--- start ---

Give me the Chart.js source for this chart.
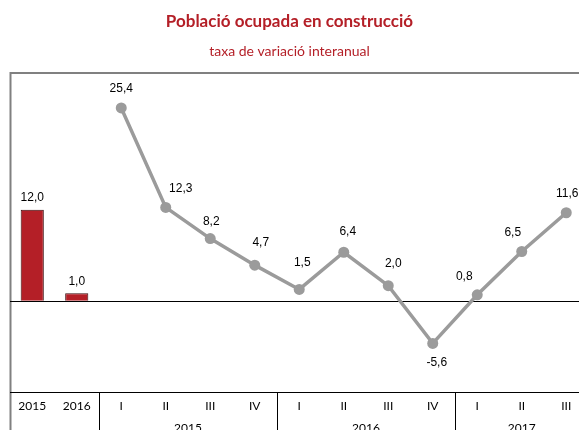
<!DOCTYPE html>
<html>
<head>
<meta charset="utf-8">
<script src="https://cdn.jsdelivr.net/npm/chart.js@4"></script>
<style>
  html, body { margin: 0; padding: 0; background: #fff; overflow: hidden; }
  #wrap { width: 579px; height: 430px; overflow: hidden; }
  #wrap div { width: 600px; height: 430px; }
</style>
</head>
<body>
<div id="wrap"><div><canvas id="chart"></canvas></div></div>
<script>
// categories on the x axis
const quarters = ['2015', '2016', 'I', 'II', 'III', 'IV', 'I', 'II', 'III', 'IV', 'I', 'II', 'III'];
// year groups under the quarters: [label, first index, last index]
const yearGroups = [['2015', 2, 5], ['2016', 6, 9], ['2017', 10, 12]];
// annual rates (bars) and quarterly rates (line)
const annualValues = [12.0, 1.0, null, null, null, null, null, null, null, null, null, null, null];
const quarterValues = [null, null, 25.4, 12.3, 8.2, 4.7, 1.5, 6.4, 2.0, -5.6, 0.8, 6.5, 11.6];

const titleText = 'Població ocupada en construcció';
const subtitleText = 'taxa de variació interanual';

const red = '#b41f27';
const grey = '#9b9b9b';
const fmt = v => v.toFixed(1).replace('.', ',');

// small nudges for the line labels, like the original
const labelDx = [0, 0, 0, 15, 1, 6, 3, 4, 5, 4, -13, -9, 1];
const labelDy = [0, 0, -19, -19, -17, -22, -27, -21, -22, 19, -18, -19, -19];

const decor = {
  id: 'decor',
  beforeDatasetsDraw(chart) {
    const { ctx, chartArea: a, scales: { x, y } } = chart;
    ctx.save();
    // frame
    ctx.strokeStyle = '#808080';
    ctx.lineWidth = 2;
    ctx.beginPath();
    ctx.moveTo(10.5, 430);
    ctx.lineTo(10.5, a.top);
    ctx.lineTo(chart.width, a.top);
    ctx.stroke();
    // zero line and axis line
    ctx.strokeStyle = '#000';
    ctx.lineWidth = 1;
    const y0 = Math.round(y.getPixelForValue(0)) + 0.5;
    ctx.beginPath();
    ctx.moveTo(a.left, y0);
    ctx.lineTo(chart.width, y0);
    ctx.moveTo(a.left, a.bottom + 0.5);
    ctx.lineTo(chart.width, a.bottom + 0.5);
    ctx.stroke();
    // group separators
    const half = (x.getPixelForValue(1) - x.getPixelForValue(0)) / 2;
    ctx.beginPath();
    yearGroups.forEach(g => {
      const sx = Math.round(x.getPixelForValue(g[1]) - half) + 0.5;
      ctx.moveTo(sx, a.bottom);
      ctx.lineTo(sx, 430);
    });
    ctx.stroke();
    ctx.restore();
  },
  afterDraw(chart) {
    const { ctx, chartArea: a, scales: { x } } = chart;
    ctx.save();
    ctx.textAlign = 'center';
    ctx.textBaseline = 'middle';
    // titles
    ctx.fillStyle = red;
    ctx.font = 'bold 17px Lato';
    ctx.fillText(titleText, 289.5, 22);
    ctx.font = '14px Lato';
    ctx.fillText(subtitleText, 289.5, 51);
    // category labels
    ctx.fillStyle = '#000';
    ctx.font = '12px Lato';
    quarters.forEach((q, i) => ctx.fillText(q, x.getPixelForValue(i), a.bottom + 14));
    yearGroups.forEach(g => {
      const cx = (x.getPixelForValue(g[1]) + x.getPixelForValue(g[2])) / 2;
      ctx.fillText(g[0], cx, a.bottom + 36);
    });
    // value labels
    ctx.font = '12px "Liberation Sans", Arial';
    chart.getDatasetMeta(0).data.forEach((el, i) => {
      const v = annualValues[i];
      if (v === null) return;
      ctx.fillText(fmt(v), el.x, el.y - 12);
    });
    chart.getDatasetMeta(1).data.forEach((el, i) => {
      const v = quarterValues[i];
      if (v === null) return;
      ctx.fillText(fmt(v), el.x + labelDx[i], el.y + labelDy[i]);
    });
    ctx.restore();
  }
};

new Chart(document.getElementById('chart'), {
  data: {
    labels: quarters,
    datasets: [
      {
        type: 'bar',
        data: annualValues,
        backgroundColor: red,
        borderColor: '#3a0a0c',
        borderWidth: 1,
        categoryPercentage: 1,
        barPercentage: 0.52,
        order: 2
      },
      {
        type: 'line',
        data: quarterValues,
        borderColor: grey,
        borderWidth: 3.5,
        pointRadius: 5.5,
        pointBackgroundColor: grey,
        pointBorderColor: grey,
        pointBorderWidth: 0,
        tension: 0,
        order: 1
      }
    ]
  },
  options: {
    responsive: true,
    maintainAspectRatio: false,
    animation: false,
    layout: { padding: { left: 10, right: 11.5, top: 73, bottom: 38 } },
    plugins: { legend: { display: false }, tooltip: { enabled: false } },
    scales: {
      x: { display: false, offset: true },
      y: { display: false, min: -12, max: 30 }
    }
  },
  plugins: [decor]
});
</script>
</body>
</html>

--- end ---

▶ Instructions to follow: Up to and including the line with "-18, -19, -19];", copy the data above from its first line. Skip pictures.

▶ Solution to this exercise:
Give me the Chart.js source for this chart.
<!DOCTYPE html>
<html>
<head>
<meta charset="utf-8">
<script src="https://cdn.jsdelivr.net/npm/chart.js@4"></script>
<style>
  html, body { margin: 0; padding: 0; background: #fff; overflow: hidden; }
  #wrap { width: 579px; height: 430px; overflow: hidden; }
  #wrap div { width: 600px; height: 430px; }
</style>
</head>
<body>
<div id="wrap"><div><canvas id="chart"></canvas></div></div>
<script>
// categories on the x axis
const quarters = ['2015', '2016', 'I', 'II', 'III', 'IV', 'I', 'II', 'III', 'IV', 'I', 'II', 'III'];
// year groups under the quarters: [label, first index, last index]
const yearGroups = [['2015', 2, 5], ['2016', 6, 9], ['2017', 10, 12]];
// annual rates (bars) and quarterly rates (line)
const annualValues = [12.0, 1.0, null, null, null, null, null, null, null, null, null, null, null];
const quarterValues = [null, null, 25.4, 12.3, 8.2, 4.7, 1.5, 6.4, 2.0, -5.6, 0.8, 6.5, 11.6];

const titleText = 'Població ocupada en construcció';
const subtitleText = 'taxa de variació interanual';

const red = '#b41f27';
const grey = '#9b9b9b';
const fmt = v => v.toFixed(1).replace('.', ',');

// small nudges for the line labels, like the original
const labelDx = [0, 0, 0, 15, 1, 6, 3, 4, 5, 4, -13, -9, 1];
const labelDy = [0, 0, -19, -19, -17, -22, -27, -21, -22, 19, -18, -19, -19];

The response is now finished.